GPs have their interests aligned with those of their LPs.  GPs generally receive a fixed 2.0% – 2.5% management fee per year which is used to cover the expenses associated with running the Fund (including their personal compensation).  Then, the LPs typically receive a minimum Preferred Return on investment (often 5-8%) before the GP has an opportunity to share in the profits from the Fund investments.  Once the Fund produces total returns (net of all fees and expenses) in excess of the Preferred Return, then the net profits are allocated 80% to the LPs and 20% to the GP – producing a strong alignment of financial interests between the LPs and the GP.
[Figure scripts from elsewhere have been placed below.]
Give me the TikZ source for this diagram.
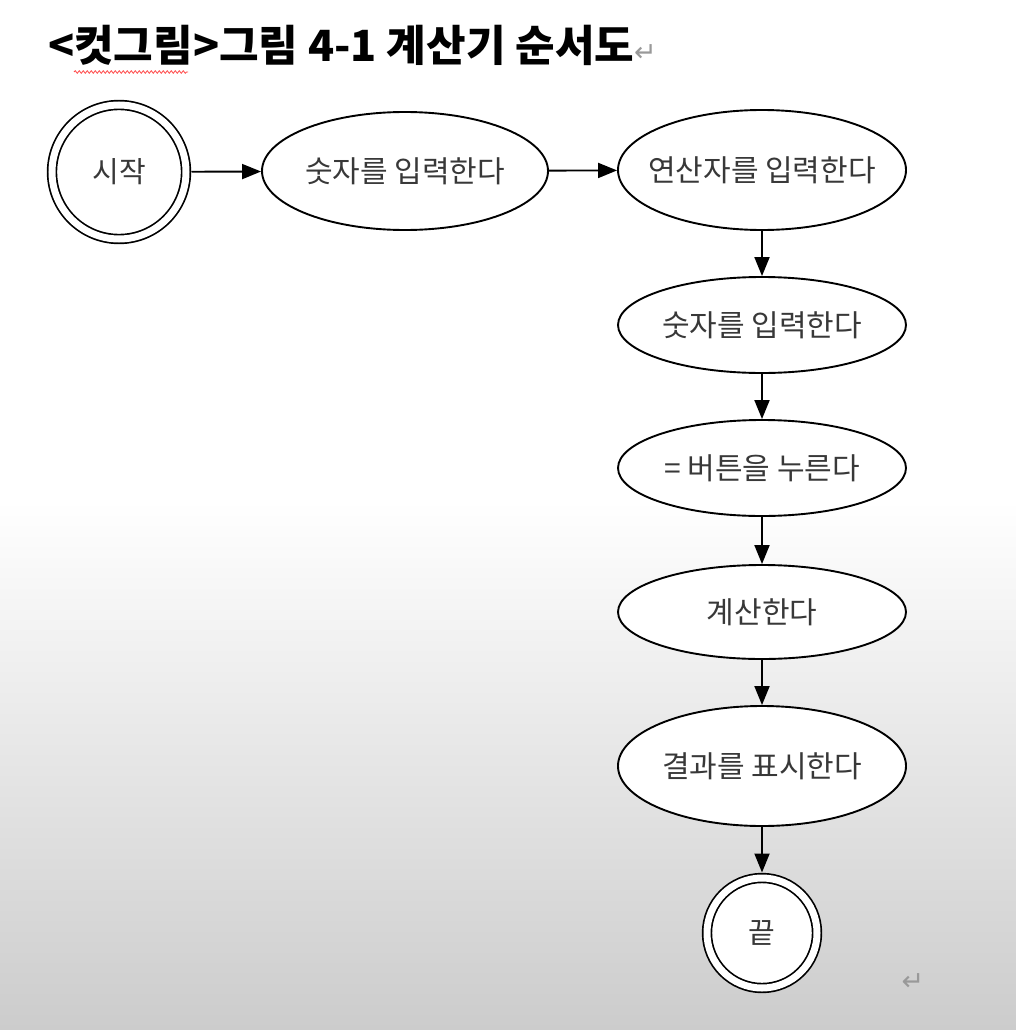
\documentclass[tikz,border=0pt]{standalone}
\usepackage{fontspec}
\setmainfont{Noto Sans CJK KR}
\newfontfamily\symfont{DejaVu Sans}
\usepackage{tikz}
\usetikzlibrary{shapes.geometric,arrows.meta,decorations.pathmorphing}

\tikzset{
  buoc/.style={ellipse, draw, line width=1.9pt, fill=white, inner xsep=-30pt,
    inner ysep=0pt, text=black!78, font=\fontsize{30}{30}\selectfont},
  dau/.style={circle, draw, double, double distance=7pt, line width=1.7pt,
    fill=white, inner sep=0pt, outer sep=5.5pt, text=black!78,
    font=\fontsize{29}{29}\selectfont},
  mui/.style={-{Triangle[length=19pt,width=15pt]}, line width=1.9pt}
}

\begin{document}
\begin{tikzpicture}[x=1pt,y=-1pt]
            % Nền
            \useasboundingbox (0,0) rectangle (1016,1030);
            \fill[white] (0,0) rectangle (1016,500);
            \shade[top color=white, bottom color=black!20] (0,500) rectangle (1016,1030);
            % Tiêu đề
            \node[anchor=base west, inner sep=0pt, font=\fontsize{43}{43}\selectfont\bfseries] (tieude) at (48,62)
              {<컷그림>그림 4-1 계산기 순서도{\symfont\mdseries\color{black!40}\fontsize{27}{27}\selectfont ↵}};
            \draw[red!70, line width=0.8pt, decorate,
              decoration={snake, segment length=4pt, amplitude=1.3pt}] (74,72) -- (188,72);
            % Các nút
            \node[dau, minimum size=134pt] (batdau) at (119,172) {시작};
            \node[buoc, minimum width=286pt, minimum height=118pt] (so1) at (405,171) {숫자를 입력한다};
            \node[buoc, minimum width=288pt, minimum height=120pt] (toantu) at (762,170) {연산자를 입력한다};
            \node[buoc, minimum width=288pt, minimum height=96pt] (so2) at (762,325) {숫자를 입력한다};
            \node[buoc, minimum width=288pt, minimum height=96pt] (bang) at (762,468) {= 버튼을 누른다};
            \node[buoc, minimum width=288pt, minimum height=94pt] (tinh) at (762,612) {계산한다};
            \node[buoc, minimum width=288pt, minimum height=120pt] (ketqua) at (762,766) {결과를 표시한다};
            \node[dau, minimum size=110pt] (ketthuc) at (762,933) {끝};
            % Các mũi tên
            \draw[mui] (batdau) -- (so1);
            \draw[mui] (so1) -- (toantu);
            \draw[mui] (toantu) -- (so2);
            \draw[mui] (so2) -- (bang);
            \draw[mui] (bang) -- (tinh);
            \draw[mui] (tinh) -- (ketqua);
            \draw[mui] (ketqua) -- (ketthuc);
            % Dấu xuống dòng
            \node[font=\symfont\fontsize{27}{27}\selectfont, text=black!40] (xuongdong) at (913,982) {↵};
        \end{tikzpicture}
\end{document}
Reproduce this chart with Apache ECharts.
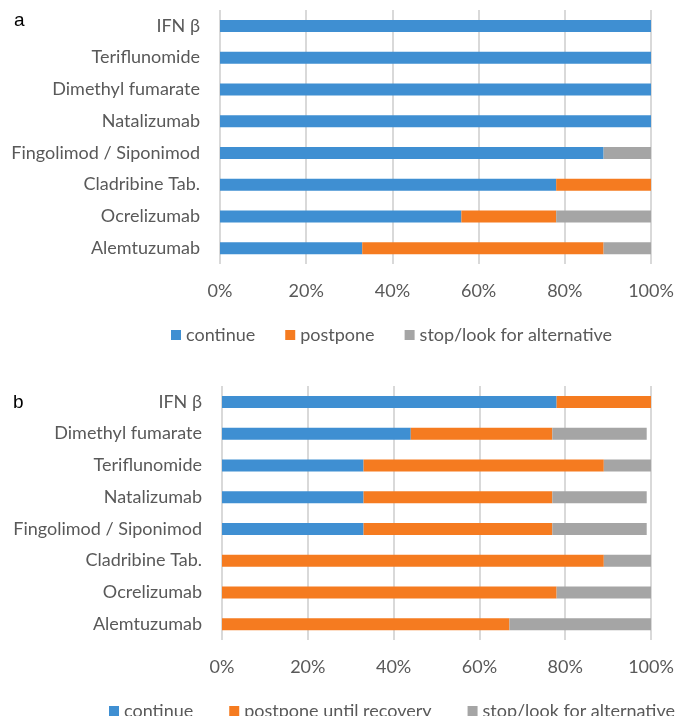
<!DOCTYPE html>
<html>
<head>
<meta charset="utf-8">
<script src="https://cdn.jsdelivr.net/npm/echarts@6/dist/echarts.min.js"></script>
<style>
html,body{margin:0;padding:0;background:#fff;}
#chart{width:677px;height:716px;}
</style>
</head>
<body>
<div id="chart"></div>
<script>
// Panel a
const catsA = ['IFN β','Teriflunomide','Dimethyl fumarate','Natalizumab','Fingolimod / Siponimod','Cladribine Tab.','Ocrelizumab','Alemtuzumab'];
const continueA = [100,100,100,100,89,78,56,33];
const postponeA = [0,0,0,0,0,22,22,56];
const stopA = [0,0,0,0,11,0,22,11];
const legendA = ['continue','postpone','stop/look for alternative'];

// Panel b
const catsB = ['IFN β','Dimethyl fumarate','Teriflunomide','Natalizumab','Fingolimod / Siponimod','Cladribine Tab.','Ocrelizumab','Alemtuzumab'];
const continueB = [78,44,33,33,33,0,0,0];
const postponeB = [22,33,56,44,44,89,78,67];
const stopB = [0,22,11,22,22,11,22,33];
const legendB = ['continue','postpone until recovery','stop/look for alternative'];

const xTicks = [0,20,40,60,80,100];

const FONT = 'Lato';
const FS = 18;
const TXT = '#595959';
const GRID_LINE = '#D9D9D9';
const COLORS = ['#3F8FD2','#F57B20','#A5A5A5'];

const chart = echarts.init(document.getElementById('chart'));

function xAxis(gi){
  return {
    gridIndex: gi, type:'value', min: xTicks[0], max: xTicks[xTicks.length-1], interval: xTicks[1]-xTicks[0],
    axisLine:{show:false}, axisTick:{show:false},
    splitLine:{show:true, lineStyle:{color:GRID_LINE, width:2}},
    axisLabel:{formatter:'{value}%', color:TXT, fontFamily:FONT, fontSize:FS, margin:18}
  };
}
function yAxis(gi, cats){
  return {
    gridIndex: gi, type:'category', data: cats, inverse:true,
    axisLine:{show:false}, axisTick:{show:false},
    axisLabel:{color:TXT, fontFamily:FONT, fontSize:FS, margin:20}
  };
}
function bar(name, data, gi, ci){
  return {
    name, type:'bar', stack:'s'+gi, xAxisIndex:gi, yAxisIndex:gi, data,
    barWidth:12, itemStyle:{color:COLORS[ci]}, emphasis:{disabled:true}, animation:false
  };
}

chart.setOption({
  animation:false,
  color: COLORS,
  title:[
    {text:'a', left:9, top:6, textStyle:{fontFamily:'Liberation Sans', fontSize:19, fontWeight:'normal', color:'#000'}},
    {text:'b', left:8, top:388, textStyle:{fontFamily:'Liberation Sans', fontSize:19, fontWeight:'normal', color:'#000'}}
  ],
  grid:[
    {left:220, right:26, top:10, height:254, containLabel:false},
    {left:222, right:26, top:386, height:254, containLabel:false}
  ],
  xAxis:[xAxis(0), xAxis(1)],
  yAxis:[yAxis(0, catsA), yAxis(1, catsB)],
  legend:[
    {data:legendA, left:166, top:321, width:600, itemWidth:10, itemHeight:10, itemGap:30, icon:'rect',
     textStyle:{color:TXT, fontFamily:FONT, fontSize:FS}, selectedMode:false},
    {data:legendB, left:104, top:697, width:800, itemWidth:10, itemHeight:10, itemGap:36, icon:'rect',
     textStyle:{color:TXT, fontFamily:FONT, fontSize:FS}, selectedMode:false}
  ],
  series:[
    bar(legendA[0], continueA, 0, 0),
    bar(legendA[1], postponeA, 0, 1),
    bar(legendA[2], stopA, 0, 2),
    bar(legendB[0], continueB, 1, 0),
    bar(legendB[1], postponeB, 1, 1),
    bar(legendB[2], stopB, 1, 2)
  ]
});
</script>
</body>
</html>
As stated previously, the first 4 years of a Fund’s life are typically characterized by Investor cash outflows as the Fund makes investments in portfolio companies. That trend typically reverses by year 6 (often sooner) as capital calls become nominal, and portfolio companies begin to be sold, with the proceeds from such sales returned to the Investors.  These sales are typically taxed at long-term capital gains rates, making Private Equity investing quite tax efficient.  In addition, many Private Equity funds are structured to allow people to invest in them through qualified retirement plans (like IRAs), which are generally illiquid investments to start with, thereby eliminating one of the primary downsides (illiquidity) of Private Equity investing.


While there are many more nuances, and a bit more complexity in the details, hopefully the above description is enough to answer some questions and help you determine if one or more forms of Private Equity might be a good solution for your business’ needs.